McGee is referring to the time it took for officers to enter campus and contact the shooter. Bush said there is typically limited staff and the first officer on the scene must wait for additional units before entering the area.
"One officer can't just rush in because he becomes part of the problem," Bush said. "He'll call for additional units, emergency personnel and coordinate with the CHP and check to see if a helicopter is available."
As the CHP helicopter circled over-head, pilots tracked the shooter's movement and provided a body count for officers.
"It's an excellent tool to have," Bush said.

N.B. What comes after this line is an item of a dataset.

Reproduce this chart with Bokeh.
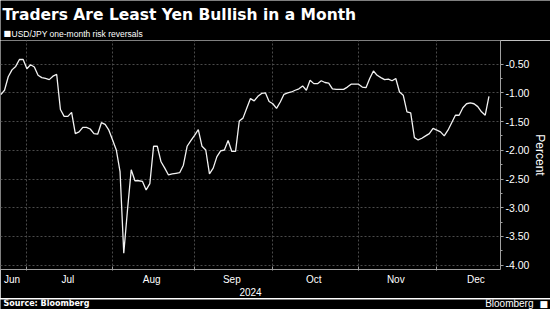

The drill is also a learning opportunity for school sites. Emergency procedures are defined in school manuals and vary according to the situation. When an emergency calls for a lock-down of classrooms, teachers use communication devises in their rooms to provide a count of students in their classes to a central communication center (CCC) located on site. They must also alert the CCC if a student is missing or if there is an extra student in their class. Teachers are trained to provide signals that only police officers and school administrators can read.
Superintendent Renee Whitson said classes stay locked down until they hear a bell signal.
"What's most important is the lockdown response time," Whitson said. "It is critical to child and staff safety."
Whitson also said that the drill is not just training for the school but for the community as well.
"It is important for parents to stay out of the area," she said. "They are to report to the school's evacuation area, which for Wilson is the Exeter Church of God."
Each of the schools has a separate evacuation area. The evacuation area for Lincoln Elementary is the Exeter Boys and Girls Club. At Rocky Hill, children are evacuated to the Exeter Memorial Building or the Church of Latter Day Saints. At EUHS, the evacuation site is the football stadium or Exeter Memorial Building and at Kaweah, students are evacuated to the Exeter Memorial Building. The evacuation site will have contact with the school site and information for parents.
"This is the perfect opportunity for training," Whitson said. "If we don't have the opportunity to do this training we won't be able to find out the glitches."
A debriefing on the drill was held Monday, Oct. 18, after press-time, however Bush said he thought the drill was beneficial.
"Overall it went well," he said. "There are things we will talk about and tactical things that the police department can improve on. But we didn't expect it to go perfectly."
Bush said no scenario is black and white and procedures will always need modifications.
"Sometimes you have to skip a step, then go back and improvise," he said.